Russia is suffering acute combat losses as well, losing as much as a third of its ground force in four months of war, US intelligence officials estimate. Officials have also said publicly that Russia will struggle to make any serious gains further west, using the Donbas region as a staging ground, without a full mobilization of its reserve forces.
But Russia believes it can maintain the fight, wearing down Ukrainian and western resolve as the global economic effects of the war become more severe, officials have told CNN.
The hunt for Soviet-era weaponry
As CNN has previously reported, Russia is looking in particular to exploit the gap between how much Soviet-style ammunition Ukraine and its allies have in their stockpiles, and how long it will take the west to provide Ukraine with modern, NATO-standard weapons and munitions that require time-consuming training.
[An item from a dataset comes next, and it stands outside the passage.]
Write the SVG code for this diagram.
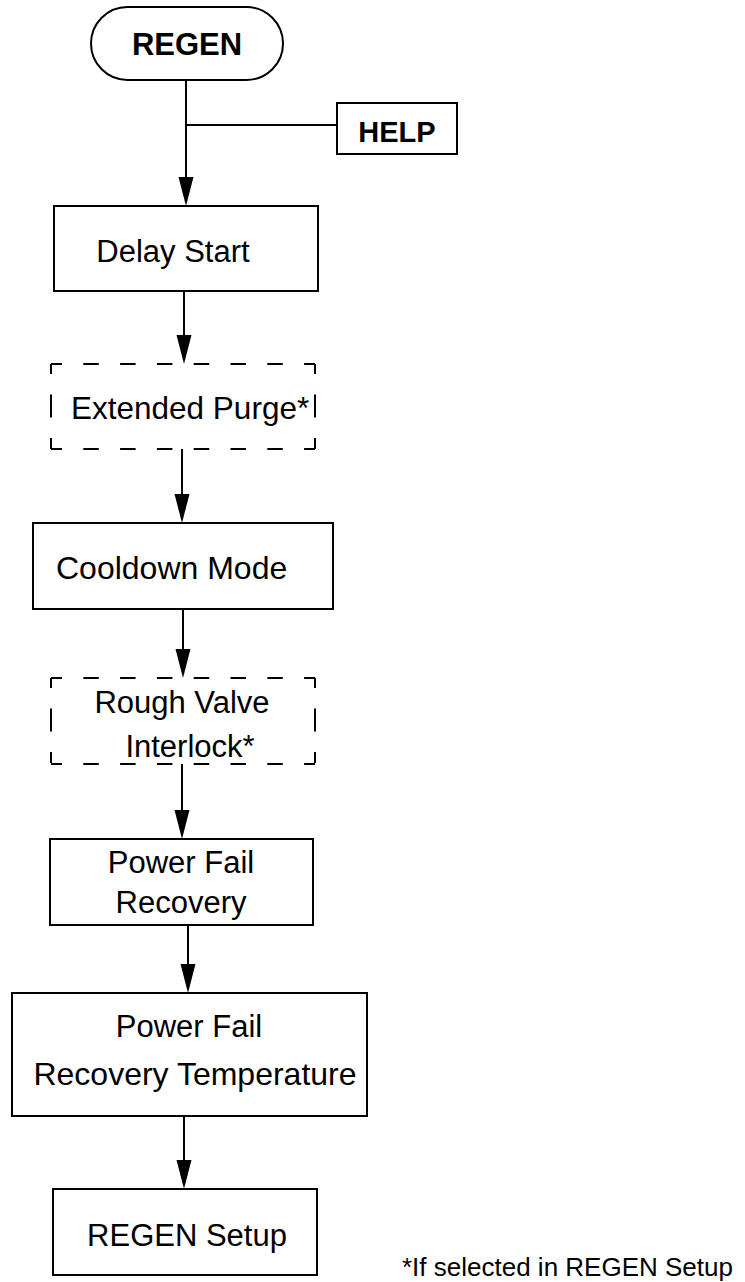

A senior defense official acknowledged to CNN that the Soviet-era stocks are “dwindling,” but haven’t yet reached “rock bottom.” The official said that some eastern European countries still have more they could provide — but only if they continue to be backfilled by allies with more modern equipment.
The US and its allies, meanwhile, have been scrounging the world for the kind of Soviet-era ammunition that fits the equipment Ukraine already has, including 152 mm artillery ammunition. NATO-standard weapons fire larger, 155mm rounds. But another US defense official told CNN that effort is effectively reaching its end, with almost everything available that countries are willing to provide having already gone in.
Given the prodigious rate at which the Ukrainians have gone through their older ammunition in the bruising artillery fight in the Donbas, the official said, “Soviet-era weapons are being wiped off the earth.”